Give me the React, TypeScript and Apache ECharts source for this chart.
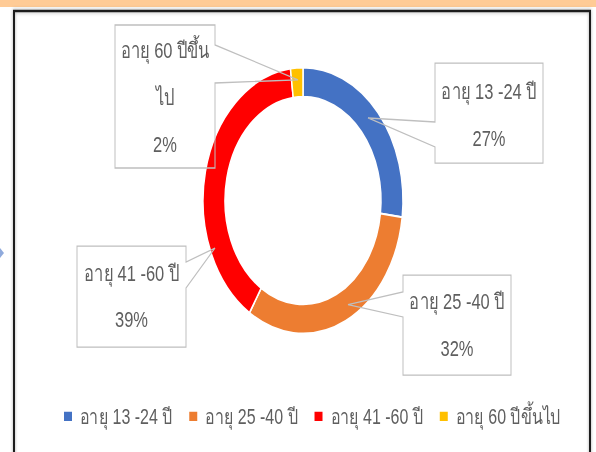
import React, { useEffect, useRef } from "react";
import * as echarts from "echarts";

// ---- data ----
const categories = ["อายุ 13 -24 ปี", "อายุ 25 -40 ปี", "อายุ 41 -60 ปี", "อายุ 60 ปีขึ้นไป"];
const values = [27, 32, 39, 2];
const labelNames = ["อายุ 13 -24 ปี", "อายุ 25 -40 ปี", "อายุ 41 -60 ปี", "อายุ 60 ปีขึ้น\nไป"];
const colors = ["#4472C4", "#ED7D31", "#FF0000", "#FFC000"];

// ---- layout (unscaled coordinates; whole chart is stretched vertically) ----
const W = 596;
const SY = 1.33;
const H = 452 / SY;
const FONT = 'Arial, "Liberation Sans", "Noto Sans", sans-serif';
const TEXT_COLOR = "#5f5f5f";

// label anchor (text block centre) per slice
const labelPos = [
  [489, 86],
  [457, 244],
  [131.5, 222.5],
  [165, 73],
];
// callout boxes: x, y, w, h, side, pointer y1, y2, tip x, tip y
const callouts = [
  { x: 435, y: 47.4, w: 108, h: 75.2, side: "left", y1: 91.7, y2: 110.5, tx: 368, ty: 88.7 },
  { x: 403, y: 206.8, w: 108, h: 75.2, side: "left", y1: 219.5, y2: 238.3, tx: 348, ty: 229 },
  { x: 77, y: 185, w: 109, h: 76, side: "right", y1: 197, y2: 216.5, tx: 215, ty: 186.5 },
  { x: 115, y: 18.8, w: 100, h: 107.5, side: "right", y1: 33.8, y2: 62.4, tx: 298, ty: 60 },
];

function calloutPoints(c: any) {
  const { x, y, w, h, y1, y2, tx, ty } = c;
  if (c.side === "left") {
    return [[x, y], [x + w, y], [x + w, y + h], [x, y + h], [x, y2], [tx, ty], [x, y1]];
  }
  return [[x, y], [x + w, y], [x + w, y1], [tx, ty], [x + w, y2], [x + w, y + h], [x, y + h]];
}

export default function App() {
  const ref = useRef<HTMLDivElement>(null);
  useEffect(() => {
    if (!ref.current) return;
    const chart = echarts.init(ref.current, null, { renderer: "svg" });
    const graphics: any[] = [
      { type: "rect", shape: { x: 0, y: 0, width: W, height: 5.3 }, style: { fill: "#FFCB96" }, z: 1 },
      {
        type: "rect",
        shape: { x: 14, y: 8.3, width: 576, height: 400 },
        style: { fill: "none", stroke: "#1f1f1f", lineWidth: 2, shadowBlur: 3, shadowColor: "rgba(0,0,0,0.35)" },
        z: 1,
      },
      {
        type: "polygon",
        shape: { points: [[0, 186.5], [4, 190.2], [0, 194]] },
        style: { fill: "#8FAADC" },
        z: 1,
      },
    ];
    callouts.forEach((c) => {
      graphics.push({
        type: "polygon",
        shape: { points: calloutPoints(c) },
        style: { fill: "rgba(255,255,255,0)", stroke: "#BFBFBF", lineWidth: 1 },
        z: 10,
      });
    });

    chart.setOption({
      animation: false,
      color: colors,
      legend: {
        data: categories,
        left: 57,
        top: 300,
        icon: "rect",
        itemWidth: 10,
        itemHeight: 9,
        itemGap: 15,
        textStyle: { color: TEXT_COLOR, fontSize: 16, fontFamily: FONT, padding: [0, 0, 0, 2] },
      },
      graphic: graphics,
      series: [
        {
          type: "pie",
          center: [303, 150.8],
          radius: [78, 100],
          startAngle: 90,
          clockwise: true,
          percentPrecision: 0,
          itemStyle: { borderColor: "#ffffff", borderWidth: 1.5 },
          label: {
            show: true,
            position: "outside",
            formatter: (p: any) => labelNames[p.dataIndex] + "\n" + p.percent + "%",
            color: TEXT_COLOR,
            fontSize: 16.5,
            fontFamily: FONT,
            lineHeight: 35,
            align: "center",
          },
          labelLine: { show: false },
          labelLayout: (params: any) => {
            const pos = labelPos[params.dataIndex];
            return { x: pos[0], y: pos[1], align: "center", verticalAlign: "middle" };
          },
          emphasis: { disabled: true },
          data: categories.map((name, i) => ({ name, value: values[i] })),
        },
      ],
    });
    return () => chart.dispose();
  }, []);

  return (
    <div
      style={{
        position: "absolute",
        left: 0,
        top: 0,
        width: W,
        height: 452,
        overflow: "hidden",
        background: "#ffffff",
      }}
    >
      <div
        ref={ref}
        style={{
          width: W,
          height: H,
          transform: `scaleY(${SY})`,
          transformOrigin: "0 0",
        }}
      />
    </div>
  );
}
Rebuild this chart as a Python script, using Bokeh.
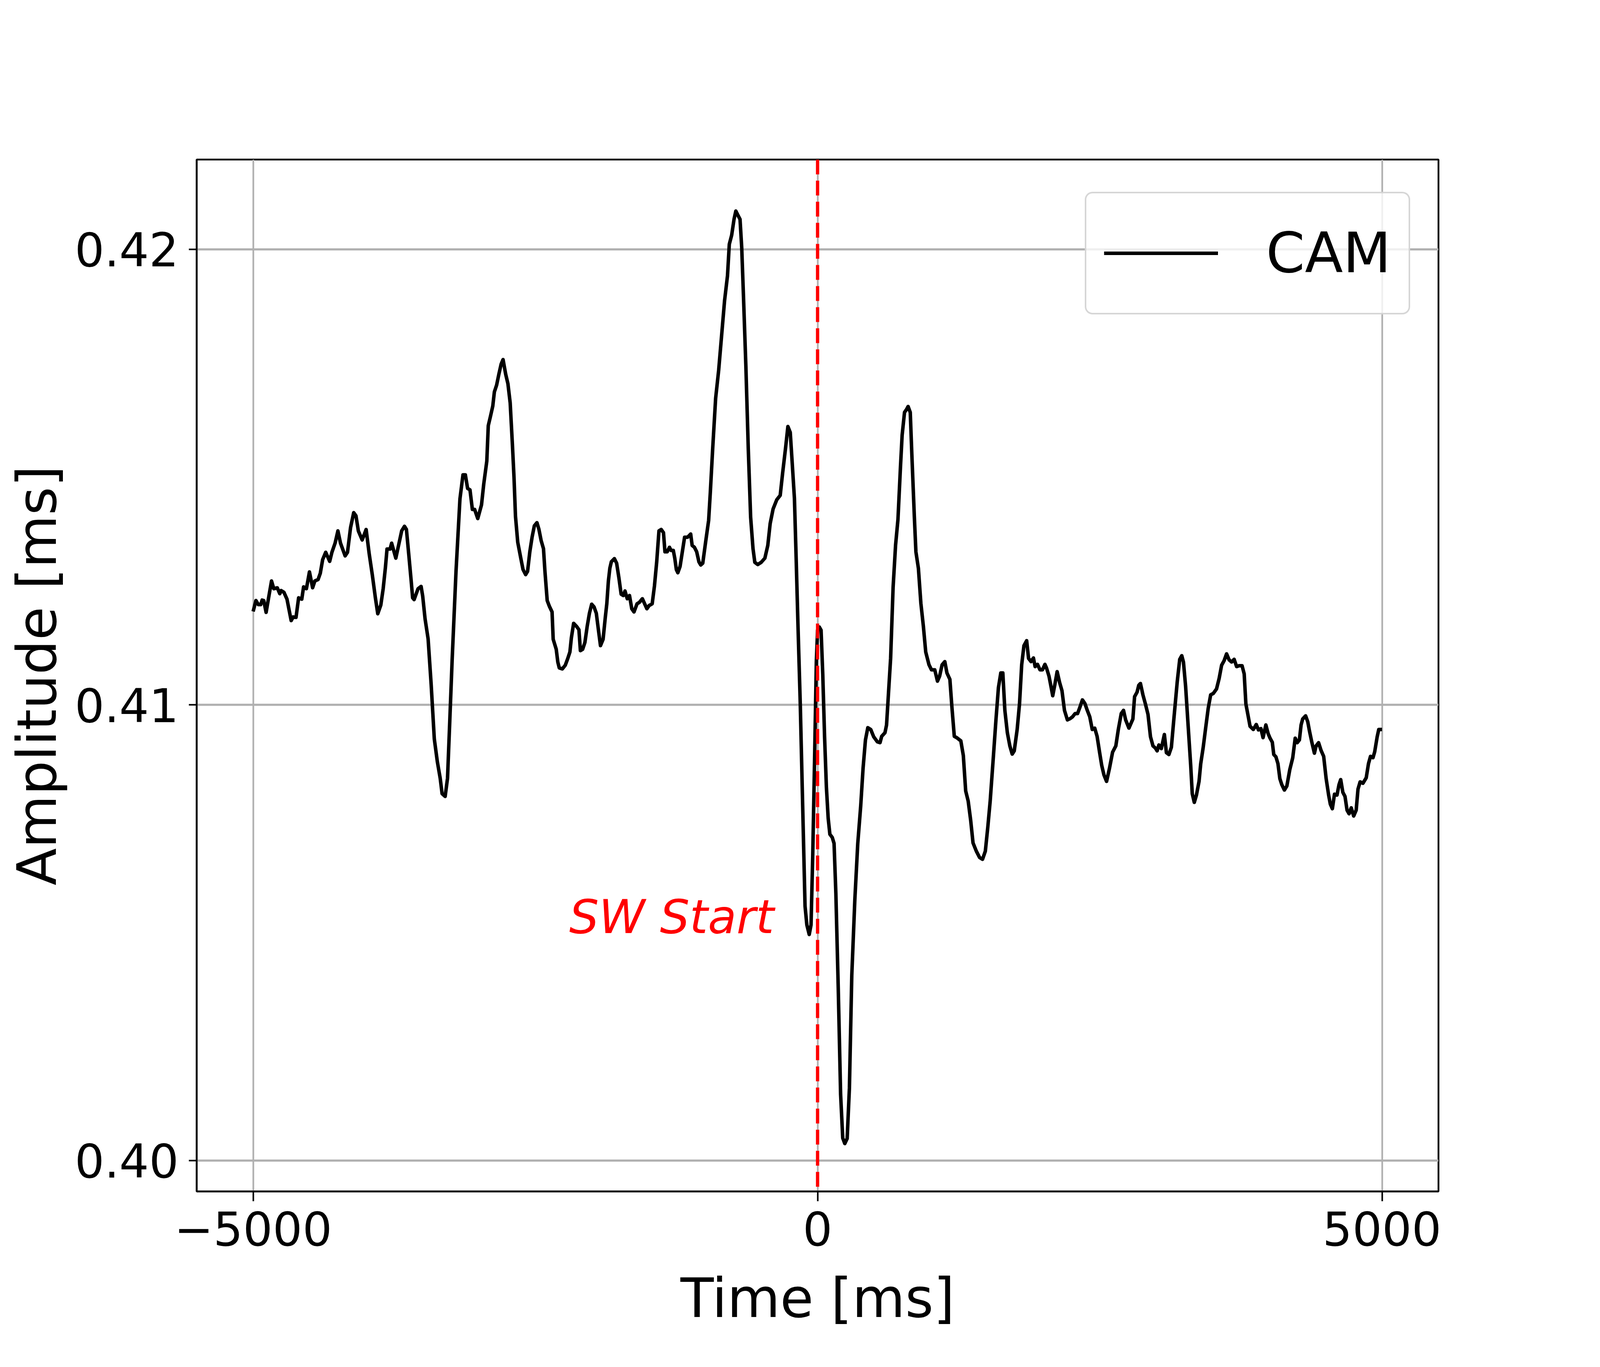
from bokeh.plotting import figure
from bokeh.models import Range1d, FixedTicker, Span, Legend, LegendItem, Label, NumeralTickFormatter
from bokeh.embed import file_html
from bokeh.resources import INLINE

# ---- data ----
time_ms = [
    -5000, -4975, -4954, -4933, -4920, -4906, -4885, -4865, -4837, -4817, -4786, -4764, -4752, -4727,
    -4700, -4663, -4645, -4620, -4597, -4569, -4553, -4528, -4501, -4473, -4453, -4425, -4405, -4384,
    -4357, -4322, -4302, -4274, -4249, -4226, -4185, -4164, -4137, -4109, -4089, -4068, -4034, -3999,
    -3972, -3944, -3917, -3896, -3869, -3848, -3828, -3814, -3787, -3773, -3736, -3704, -3684, -3659,
    -3642, -3622, -3601, -3587, -3574, -3539, -3512, -3498, -3477, -3450, -3423, -3395, -3368, -3343,
    -3326, -3299, -3278, -3258, -3237, -3203, -3168, -3141, -3120, -3100, -3079, -3058, -3038, -3010,
    -2977, -2957, -2930, -2917, -2897, -2877, -2863, -2843, -2823, -2803, -2786, -2763, -2743, -2723,
    -2703, -2689, -2676, -2656, -2629, -2609, -2586, -2569, -2549, -2529, -2509, -2486, -2469, -2449,
    -2428, -2415, -2395, -2375, -2352, -2342, -2315, -2301, -2288, -2261, -2235, -2214, -2194, -2181,
    -2161, -2134, -2114, -2101, -2081, -2061, -2041, -2021, -2001, -1980, -1960, -1940, -1923, -1900,
    -1880, -1867, -1853, -1840, -1827, -1800, -1780, -1760, -1740, -1720, -1706, -1686, -1666, -1646,
    -1626, -1599, -1579, -1552, -1532, -1512, -1492, -1465, -1445, -1425, -1405, -1385, -1365, -1352,
    -1332, -1312, -1298, -1278, -1265, -1251, -1238, -1218, -1198, -1178, -1151, -1124, -1111, -1091,
    -1071, -1051, -1035, -1017, -992, -965, -950, -929, -903, -876, -850, -824, -798, -782,
    -761, -740, -724, -708, -687, -672, -656, -635, -614, -593, -572, -556, -530, -499,
    -467, -441, -420, -394, -362, -331, -310, -284, -263, -242, -226, -205, -189, -174,
    -153, -132, -111, -95, -74, -58, -43, -27, -11, 0, 15, 31, 46, 62,
    78, 94, 109, 130, 146, 162, 183, 204, 223, 241, 262, 282, 303, 330,
    356, 382, 403, 424, 445, 471, 497, 529, 553, 568, 597, 611, 626, 647,
    669, 691, 712, 734, 749, 770, 789, 802, 821, 835, 857, 871, 893, 915,
    937, 958, 987, 1009, 1038, 1062, 1081, 1103, 1127, 1146, 1172, 1190, 1211, 1233,
    1269, 1291, 1312, 1334, 1356, 1377, 1406, 1435, 1461, 1486, 1508, 1529, 1558, 1580,
    1602, 1623, 1641, 1659, 1681, 1703, 1724, 1742, 1768, 1789, 1808, 1828, 1852, 1869,
    1891, 1912, 1927, 1948, 1970, 1992, 2014, 2028, 2050, 2064, 2083, 2100, 2122, 2144,
    2165, 2187, 2213, 2238, 2259, 2281, 2303, 2324, 2346, 2368, 2389, 2411, 2433, 2455,
    2476, 2498, 2517, 2537, 2560, 2585, 2613, 2642, 2664, 2690, 2710, 2729, 2758, 2793,
    2808, 2830, 2845, 2860, 2882, 2904, 2927, 2949, 2971, 2993, 3008, 3023, 3045, 3072,
    3090, 3112, 3134, 3156, 3186, 3208, 3226, 3241, 3260, 3282, 3305, 3319, 3337, 3356,
    3379, 3394, 3416, 3438, 3460, 3482, 3505, 3534, 3557, 3579, 3601, 3623, 3645, 3668,
    3690, 3712, 3734, 3760, 3779, 3794, 3816, 3831, 3860, 3886, 3905, 3927, 3946, 3971,
    3991, 4008, 4028, 4041, 4060, 4078, 4095, 4112, 4135, 4157, 4183, 4209, 4231, 4249,
    4268, 4283, 4297, 4323, 4342, 4357, 4379, 4401, 4416, 4438, 4460, 4483, 4505, 4527,
    4542, 4560, 4579, 4601, 4619, 4634, 4653, 4672, 4690, 4708, 4727, 4749, 4771, 4787,
    4806, 4831, 4860, 4880, 4898, 4920, 4935, 4957, 4971, 5000,
]

amplitude_ms = [
    .41205, .41229, .41220, .41220, .41230, .41229, .41203, .41232, .41272, .41255, .41257, .41244, .41251, .41247,
    .41232, .41185, .41193, .41192, .41235, .41232, .41259, .41255, .41292, .41257, .41272, .41275, .41289, .41319,
    .41335, .41315, .41335, .41355, .41382, .41355, .41327, .41335, .41389, .41422, .41415, .41382, .41362, .41385,
    .41332, .41285, .41235, .41200, .41219, .41255, .41302, .41342, .41342, .41355, .41322, .41359, .41382, .41392,
    .41385, .41332, .41275, .41235, .41231, .41255, .41260, .41239, .41189, .41145, .41045, .40925, .40875, .40839,
    .40805, .40799, .40839, .40965, .41099, .41292, .41452, .41505, .41505, .41475, .41472, .41429, .41429, .41409,
    .41439, .41485, .41535, .41613, .41634, .41656, .41687, .41702, .41726, .41748, .41758, .41726, .41705, .41663,
    .41570, .41499, .41414, .41357, .41322, .41297, .41286, .41293, .41336, .41368, .41393, .41400, .41386, .41361,
    .41343, .41293, .41229, .41216, .41204, .41144, .41122, .41094, .41081, .41079, .41087, .41101, .41116, .41147,
    .41179, .41172, .41165, .41119, .41122, .41137, .41172, .41201, .41221, .41215, .41201, .41162, .41130, .41144,
    .41193, .41222, .41272, .41300, .41314, .41321, .41311, .41279, .41243, .41240, .41250, .41233, .41240, .41211,
    .41204, .41222, .41225, .41233, .41222, .41211, .41218, .41222, .41261, .41314, .41382, .41385, .41378, .41336,
    .41336, .41346, .41339, .41339, .41322, .41297, .41290, .41304, .41336, .41368, .41368, .41375, .41350, .41346,
    .41336, .41314, .41307, .41311, .41357, .41405, .41467, .41563, .41673, .41735, .41811, .41887, .41942, .42011,
    .42031, .42066, .42084, .42076, .42066, .42004, .41894, .41742, .41563, .41412, .41343, .41313, .41308, .41313,
    .41322, .41350, .41398, .41430, .41450, .41460, .41508, .41563, .41611, .41598, .41536, .41453, .41315, .41178,
    .40999, .40778, .40558, .40517, .40496, .40517, .40668, .40875, .41095, .41164, .41171, .41164, .41067, .40930,
    .40820, .40751, .40716, .40709, .40696, .40586, .40379, .40145, .40049, .40037, .40048, .40159, .40406, .40572,
    .40696, .40778, .40861, .40923, .40950, .40946, .40930, .40919, .40917, .40931, .40939, .40956, .41017, .41102,
    .41258, .41351, .41407, .41521, .41592, .41642, .41649, .41655, .41642, .41550, .41414, .41336, .41300, .41223,
    .41173, .41116, .41088, .41077, .41077, .41052, .41063, .41088, .41095, .41070, .41056, .40995, .40931, .40928,
    .40921, .40889, .40811, .40789, .40747, .40697, .40679, .40665, .40661, .40679, .40732, .40789, .40889, .40967,
    .41038, .41070, .41070, .40988, .40939, .40910, .40892, .40899, .40946, .41003, .41088, .41130, .41141, .41102,
    .41095, .41103, .41084, .41089, .41077, .41077, .41089, .41081, .41063, .41045, .41020, .41042, .41073, .41049,
    .41031, .40988, .40967, .40970, .40974, .40981, .40981, .40995, .41011, .41003, .40988, .40974, .40946, .40949,
    .40931, .40896, .40867, .40846, .40832, .40860, .40896, .40910, .40946, .40981, .40988, .40967, .40949, .40969,
    .41018, .41028, .41043, .41047, .41022, .41002, .40979, .40930, .40910, .40905, .40899, .40912, .40904, .40935,
    .40895, .40891, .40907, .40969, .41051, .41100, .41108, .41094, .41041, .40956, .40868, .40805, .40786, .40802,
    .40832, .40871, .40907, .40950, .40992, .41022, .41025, .41035, .41058, .41087, .41097, .41112, .41099, .41094,
    .41100, .41084, .41086, .41086, .41068, .41002, .40973, .40953, .40946, .40957, .40945, .40948, .40928, .40956,
    .40937, .40927, .40918, .40891, .40886, .40871, .40838, .40825, .40813, .40822, .40858, .40884, .40927, .40917,
    .40923, .40956, .40969, .40976, .40963, .40943, .40917, .40894, .40910, .40917, .40900, .40887, .40838, .40802,
    .40782, .40772, .40804, .40802, .40825, .40836, .40808, .40799, .40769, .40761, .40774, .40756, .40769, .40815,
    .40831, .40828, .40840, .40871, .40887, .40884, .40897, .40930, .40946, .40946,
]

x_ticks = [-5000, 0, 5000]
x_tick_labels = ["\u22125000", "0", "5000"]
y_ticks = [0.40, 0.41, 0.42]
series_name = "CAM"
event_time = 0
event_label = "SW Start"
event_label_pos = (-2200, 0.40535)

FONT = "DejaVu Sans"
SX = 4096 / 5000.0      # horizontal CSS px per reference pixel
SY = 1.0                # vertical CSS px per reference pixel


def hx(v):
    return v * SX


def vy(v):
    return v * SY


W, H = 4080, 3484
left = round(hx(624) - 8)
right = round(hx(4504) - 8)
top = round(vy(416) - 8)
bottom = round(vy(3058) - 8)

p = figure(
    width=W, height=H,
    output_backend="svg", toolbar_location=None,
    x_range=Range1d(-5500, 5500), y_range=Range1d(0.39932, 0.42197),
    min_border_left=left, min_border_right=W - right,
    min_border_top=top, min_border_bottom=H - bottom,
)
p.background_fill_color = "white"
p.border_fill_color = "white"
p.outline_line_color = "black"
p.outline_line_width = 4.5

p.xaxis.ticker = FixedTicker(ticks=x_ticks)
p.xaxis.major_label_overrides = {t: s for t, s in zip(x_ticks, x_tick_labels)}
p.yaxis.ticker = FixedTicker(ticks=y_ticks)
p.yaxis.formatter = NumeralTickFormatter(format="0.00")
p.xaxis.axis_label = "Time [ms]"
p.yaxis.axis_label = "Amplitude [ms]"

for ax in (p.xaxis[0], p.yaxis[0]):
    ax.major_label_text_font = FONT
    ax.major_label_text_font_size = f"{hx(146):.1f}px"
    ax.major_label_text_color = "black"
    ax.axis_label_text_font = FONT
    ax.axis_label_text_font_size = f"{hx(170):.1f}px"
    ax.axis_label_text_font_style = "normal"
    ax.axis_label_text_color = "black"
    ax.major_tick_in = 0
    ax.major_tick_line_width = 4
    ax.major_tick_line_color = "black"
    ax.minor_tick_line_color = None
    ax.axis_line_color = "black"
    ax.axis_line_width = 4.5

p.xaxis.major_tick_out = round(vy(25))
p.yaxis.major_tick_out = round(hx(25))
p.xaxis.major_label_standoff = 25
p.xaxis.axis_label_standoff = 51
p.yaxis.major_label_standoff = 26
p.yaxis.axis_label_standoff = 12

for g in (p.xgrid, p.ygrid):
    g.grid_line_color = "#b0b0b0"
p.xgrid.grid_line_width = hx(5.3)
p.ygrid.grid_line_width = vy(5.3)

r = p.line(time_ms, amplitude_ms, line_color="black", line_width=9, line_join="round")

p.add_layout(Span(location=event_time, dimension="height", line_color="red",
                  line_dash=f"{vy(38):.0f} {vy(16.5):.0f}", line_width=hx(10.3)))

p.add_layout(Label(x=event_label_pos[0], y=event_label_pos[1], text=event_label,
                   text_color="red", text_font=FONT, text_font_style="italic",
                   text_font_size=f"{hx(146):.1f}px", text_align="left",
                   text_baseline="alphabetic"))

# legend box: reference x 3400..4420, y 507..813 (reference pixels)
leg_pad = round(hx(55))
leg_item_h = round(vy(306)) - 2 * leg_pad
legend = Legend(items=[LegendItem(label=series_name, renderers=[r])],
                location=(round(hx(3400 - 624)), round(vy(3058 - 813))))
legend.margin = 0
legend.label_text_font = FONT
legend.label_text_font_size = f"{hx(174):.1f}px"
legend.label_text_color = "black"
legend.glyph_width = round(hx(357))
legend.glyph_height = leg_item_h
legend.label_height = leg_item_h
legend.label_standoff = round(hx(150))
legend.padding = leg_pad
legend.spacing = 0
legend.border_line_color = "#cccccc"
legend.border_line_alpha = 0.8
legend.border_line_width = 4.5
legend.background_fill_color = "white"
legend.background_fill_alpha = 0.8
if "border_radius" in Legend.properties():
    legend.border_radius = 20
p.add_layout(legend)

open("out.html", "w").write(file_html(p, INLINE))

------------------------

## Short task
Give back exactly the lines from the one containing "Rebuild this chart" to the one containing "from bokeh.resources import INLINE", both included, and no pictures.

## Problem solution
Rebuild this chart as a Python script, using Bokeh.
from bokeh.plotting import figure
from bokeh.models import Range1d, FixedTicker, Span, Legend, LegendItem, Label, NumeralTickFormatter
from bokeh.embed import file_html
from bokeh.resources import INLINE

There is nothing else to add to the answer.